The issue is basically:
Doom is choosing colors as if the video card can use full RGB color, but the Micron grayscale card is only looking at one part of each color: the blue value. That makes the image’s brightness wrong.
A normal indexed-color Mac display works roughly like this:
- The screen memory does not store full RGB pixels.
- Each pixel stores a number, usually 0–255.
- That number is used as an index into a CLUT: a Color Look-Up Table.
- The CLUT says: “color 37 means RGB value (R, G, B).”
So the screen might store:
pixel value = 37
CLUT[37] = (120, 80, 40)
On a normal color display, that produces a brownish color.
On a proper grayscale display, that RGB color should be converted to a brightness value, often called
luminance. For example, green contributes more perceived brightness than blue, so a rough formula is:
brightness = 0.30 * red + 0.59 * green + 0.11 * blue
So (120, 80, 40) should become a medium gray based on the combined perceived brightness of all three channels.
The Micron card apparently does
not do that. Instead, it effectively says:
brightness = blue
So for (120, 80, 40), it uses only 40, making the pixel much darker than it should be.
That is what they mean by:
Micron cards use a single channel (blue) for the grayscale output.
In plain terms:
the card is treating the blue component of each palette entry as the grayscale brightness.
This works fine only when the palette is already a grayscale palette, where each entry looks like:
(0, 0, 0)
(1, 1, 1)
(2, 2, 2)
...
(255, 255, 255)
In that case, red, green, and blue are all equal, so using only blue gives the correct result.

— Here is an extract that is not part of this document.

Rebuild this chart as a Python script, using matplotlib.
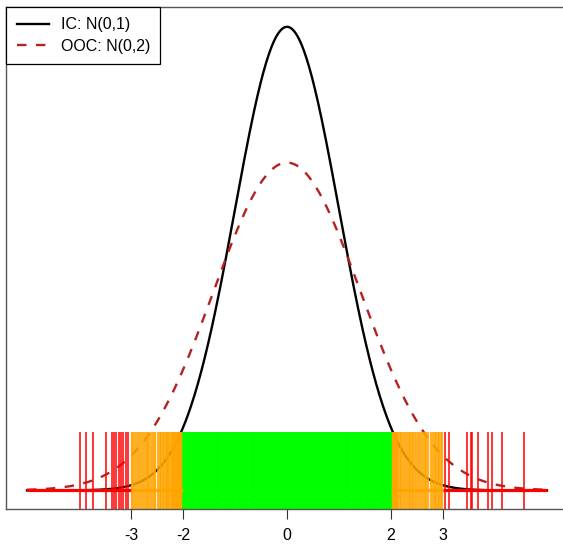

But Doom does not just use a simple gray ramp. Doom uses a custom palette with colors like browns, reds, greens, grays, and dark tints. For example:
brown = (120, 80, 40)
red = (180, 20, 20)
green = (30, 160, 40)
gray = (100, 100, 100)
On the Micron card, those become approximately:
brown -> 40
red -> 20
green -> 40
gray -> 100
So colors that should be visibly different may collapse into similar gray values, and colors with low blue values become much too dark. Doom has a lot of reds, browns, oranges, and dark warm colors, so this would make the image look especially bad.
The second issue is
gamma.
Even if the card used the right brightness values, the display may still look too dark unless the driver applies an appropriate gamma correction table. CRT displays do not map numeric pixel values to perceived brightness linearly. A value of 128 is not perceived as “half brightness” unless corrected. The developer is saying the Micron driver does not enable a good gamma table by default, so the whole image is darker than it should be.
So there are two separate problems:
- Bad color-to-gray conversion
The card uses only the blue channel instead of converting RGB to luminance.
- Bad or missing gamma correction
Even the grayscale values it does produce are displayed too dark.
The suggested programmer-side fix is: whenever Doom changes the CLUT, do the grayscale conversion yourself.
Instead of putting Doom’s original color palette into the CLUT like this:
CLUT
= (red, green, blue)
you would compute a grayscale value first:
gray = luminance(red, green, blue)
CLUT = (gray, gray, gray)
Then even if the Micron card only reads the blue channel, it still gets the right brightness, because:
blue = gray
This should also be safe on better grayscale cards and on color-capable Macs, because a palette entry with equal red, green, and blue is simply a normal gray color.
In short:
The Micron card expects the palette to already be grayscale. Doom is giving it a color palette. The card only reads the blue part of each color, so many colors turn into the wrong shade of gray. The fix is to convert Doom’s palette entries to grayscale before loading them into the Mac CLUT.